Consider your style on whether you prefer the metal racks. Others want to build the traditional wine cellar racking made from wood for a more classic look. If you’re going to use the area for storage purposes only, then you may want to focus on getting the unstained wooden chips that are made from Redwoods or pine. The prices can vary, but they are very affordable.
However, it’s a different story when you want to create a room where you can proudly display your gleaming bottles and talk to your friends at the same time. You need to set a budget and be realistic about it. Of course, the more you want your storage space to be aesthetically pleasing to the eyes, the more expensive it will be.
The next thing that you need to consider is the type of racks that you’re going to use. You can get a combination of metal and wood if you would like a variety inside the cellar.
Premium hardwoods should be a priority like mahogany. Some will come from various finishes and stains, so you’ll have plenty of options to choose from. Redwoods and custom-made racks will also add a distinctive look to the room. You can read more about rack designs in this link here.

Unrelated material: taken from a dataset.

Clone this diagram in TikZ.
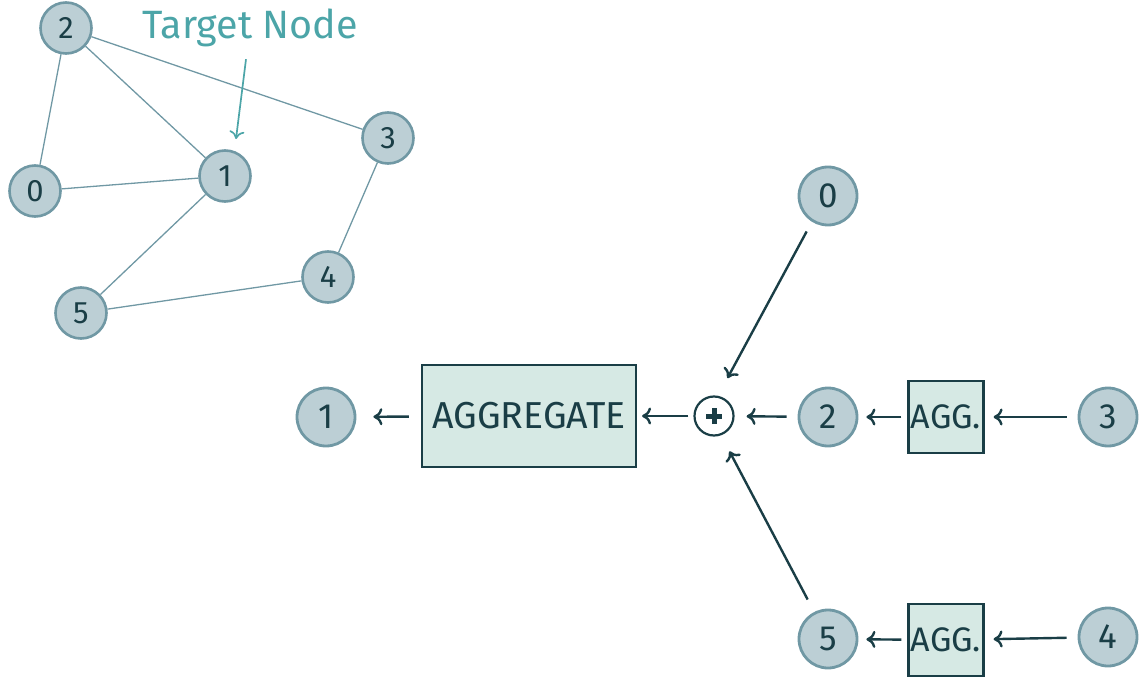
\documentclass[tikz,border=0pt]{standalone}
\usepackage{fontspec}
\setmainfont{Fira Sans}
\usetikzlibrary{arrows.meta}
\definecolor{vfill}{HTML}{BCCFD5}
\definecolor{vline}{HTML}{7098A4}
\definecolor{bfill}{HTML}{D6E9E4}
\definecolor{ink}{HTML}{1A3E46}
\definecolor{accent}{HTML}{4CA5A8}
\tikzset{
  gvert/.style={circle, draw=vline, fill=vfill, line width=2.6pt, minimum size=51pt,
    inner sep=0pt, text=ink, font=\fontsize{31}{31}\selectfont},
  fvert/.style={circle, draw=vline, fill=vfill, line width=2.8pt, minimum size=58pt,
    inner sep=0pt, text=ink, font=\fontsize{35}{35}\selectfont},
  gedge/.style={draw=vline, line width=1.3pt},
  aggbox/.style={rectangle, draw=ink, fill=bfill, line width=2.2pt, inner sep=0pt,
    text=ink, font=\fontsize{34}{34}\selectfont},
  flow/.style={draw=ink, line width=2.4pt,
    -{Computer Modern Rightarrow[length=9pt,width=17pt]}},
  pointer/.style={draw=accent, line width=1.7pt,
    -{Computer Modern Rightarrow[length=8pt,width=15pt]}},
}
\begin{document}
\begin{tikzpicture}[x=1pt,y=-1pt]
\useasboundingbox (0,0) rectangle (1141,679);

% ---- input graph ----
\node[gvert] (g2) at (66,28)  {2};
\node[gvert] (g0) at (35,191) {0};
\node[gvert] (g1) at (225,176) {1};
\node[gvert] (g3) at (388,138) {3};
\node[gvert] (g4) at (328,277) {4};
\node[gvert] (g5) at (81,313) {5};
\draw[gedge] (g2) -- (g0);
\draw[gedge] (g2) -- (g1);
\draw[gedge] (g2) -- (g3);
\draw[gedge] (g0) -- (g1);
\draw[gedge] (g1) -- (g5);
\draw[gedge] (g5) -- (g4);
\draw[gedge] (g3) -- (g4);

\node[text=accent, font=\fontsize{39.5}{39.5}\selectfont, inner sep=0pt] (lbl) at (250,28) {Target Node};
\coordinate (tgt) at (236,139);
\draw[pointer] ([shift={(-4,12)}]lbl.south) -- (tgt);

% ---- aggregation tree for node 1 ----
\node[fvert] (r1) at (326,417) {1};
\node[aggbox, minimum width=214pt, minimum height=102pt, font=\fontsize{37.5}{37.5}\selectfont] (agg) at (529,416) {AGGREGATE};
\node[circle, draw=ink, line width=2.2pt, minimum size=39pt, inner sep=0pt] (plus) at (714,416) {};
\draw[ink, line width=5pt] ([xshift=-8]plus.center) -- ([xshift=8]plus.center);
\draw[ink, line width=5pt] ([yshift=-8]plus.center) -- ([yshift=8]plus.center);

\node[fvert] (r0) at (828,196) {0};
\node[fvert] (r2) at (828,417) {2};
\node[aggbox, minimum width=75pt, minimum height=72pt] (aggA) at (946,417) {AGG.};
\node[fvert] (r3) at (1108,417) {3};
\node[fvert] (r5) at (828,639) {5};
\node[aggbox, minimum width=75pt, minimum height=72pt] (aggB) at (946,640) {AGG.};
\node[fvert] (r4) at (1108,637) {4};

\draw[flow, shorten <=12pt, shorten >=17pt] (agg) -- (r1);
\draw[flow, shorten <=5pt, shorten >=5pt] (plus) -- (agg);
\draw[flow, shorten <=11pt, shorten >=12pt] (r2) -- (plus);
\draw[flow, shorten <=11pt, shorten >=20pt] (r0.238.6) -- (plus.79);
\draw[flow, shorten <=14pt, shorten >=18pt] (r5.117.7) -- (plus.290.7);
\draw[flow, shorten <=6pt, shorten >=8pt] (aggA) -- (r2);
\draw[flow, shorten <=11pt, shorten >=9pt] (r3) -- (aggA);
\draw[flow, shorten <=6pt, shorten >=8pt] (aggB) -- (r5);
\draw[flow, shorten <=11pt, shorten >=9pt] (r4) -- (aggB);
\end{tikzpicture}
\end{document}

Your personality and taste matter so be sure to add some features that you would like to see in the cellar. If you have the budget, you can build archways, waterfalls, and even little islands inside the room if there’s still space that can accommodate them.

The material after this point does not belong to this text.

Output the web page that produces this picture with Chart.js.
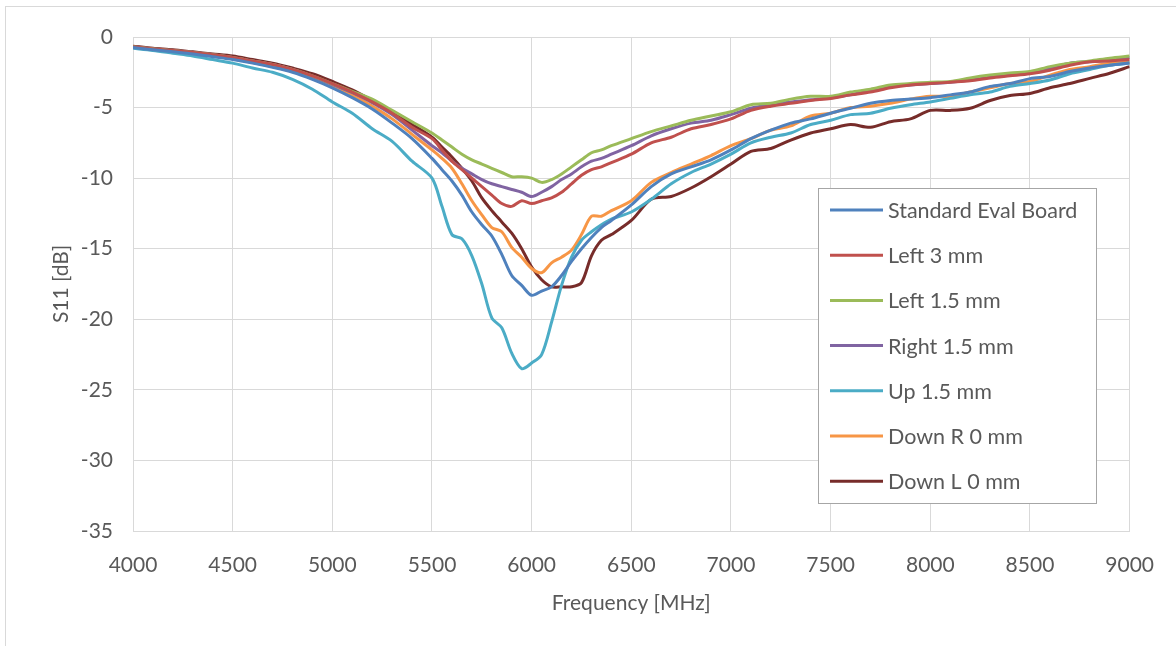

2. Know the Optimal Storage for Wines
The ideal temperatures for storing your Cabernet Franc, Moscato, or Sangiovese ranges from 55 to 60 ?, and the relative humidity is about 70%. If these conditions aren’t met in places like your basements naturally, you need to create a more controlled environment to store your bottles.
Refrigeration systems or wine coolers maintain these optimal conditions, and they control the temperatures in the area. Get the best models out there so that you can successfully keep and serve your favorite Sherry at room temperatures.
The coolers or refrigeration systems will maintain the optimal conditions, but they are only excellent for the short-term. Most of the coolers may have variations that will be too wide, and they can’t properly store the bottles at the right temperatures.
It would be best if you got the units built to control the elements and have proper humidity conditions so that the wines will adequately age. The ideal place is a dark one, has minimal disturbances and vibrations as the bottles are aging.
3. Incorporating the 3 Critical Components of a Cellar
The three most essential components that you need to consider are the moisture barrier, insulation, and airtight seal.
For the insulation, the recommended minimum standard is R12. If you have the budget, go for R19, if possible. If the cellar shares an exterior wall outside, you can choose R30 insulation. The walls in your house may be constructed with 2″ x 4″ studs, and the bats to use should be about 2 x 1.5,” which results in a 3″ and a total of R18 insulation.
It’s essential to use a vapor or moisture barrier when you start constructing your cellar. The most common barrier being used is the six mils Visqueen which is the polyethylene sheeting. This material is wrapped around the entire room and outside, where it’s warm for more robust insulation.
Airtight seals prevent any air from leaving or entering your cellar. When the door is closed, the airflow mustn’t be disturbed. Doors should have weather-stripping and door sweeps to prevent air from escaping the room, especially if the door is closed.
4. Take Note how the sections of Glass Impact your Cellar
The glass will make poor insulation in wine cellars, and they have lower R-value in general. Even if you get those highly marketed thermal double glass panes, their R-value will only be in the range of 2 to 3.
This means you need to take into account where you put the glasses in your cellar and calculate the thermal load accordingly. When you know the exact numbers of your thermal load, you can get a unit that will match and maintain the room’s temperatures.
Search for companies in your area that can figure out the thermal load of your storage space for free. You can submit a picture and information on your cellar area’s dimensions, and the pros will take care of the number-crunching part.
Be careful when you shop around for the right cooling units and don’t rely on the rated capacities written by the manufacturers. Their assumed conditions can vary, and they can be different from the actual temperatures in your wine cellar. It still helps to be precise and to be able to calculate the load needed to maintain cooler rooms.
These are just some of the things that you need to do when building a wine cellar. You can check with the experts for other factors like concrete walls, wine racks, and storage for large bottles. The outcome that you want to achieve is beautiful to the eyes, and it will be a perfect place to age your champagne in the long run.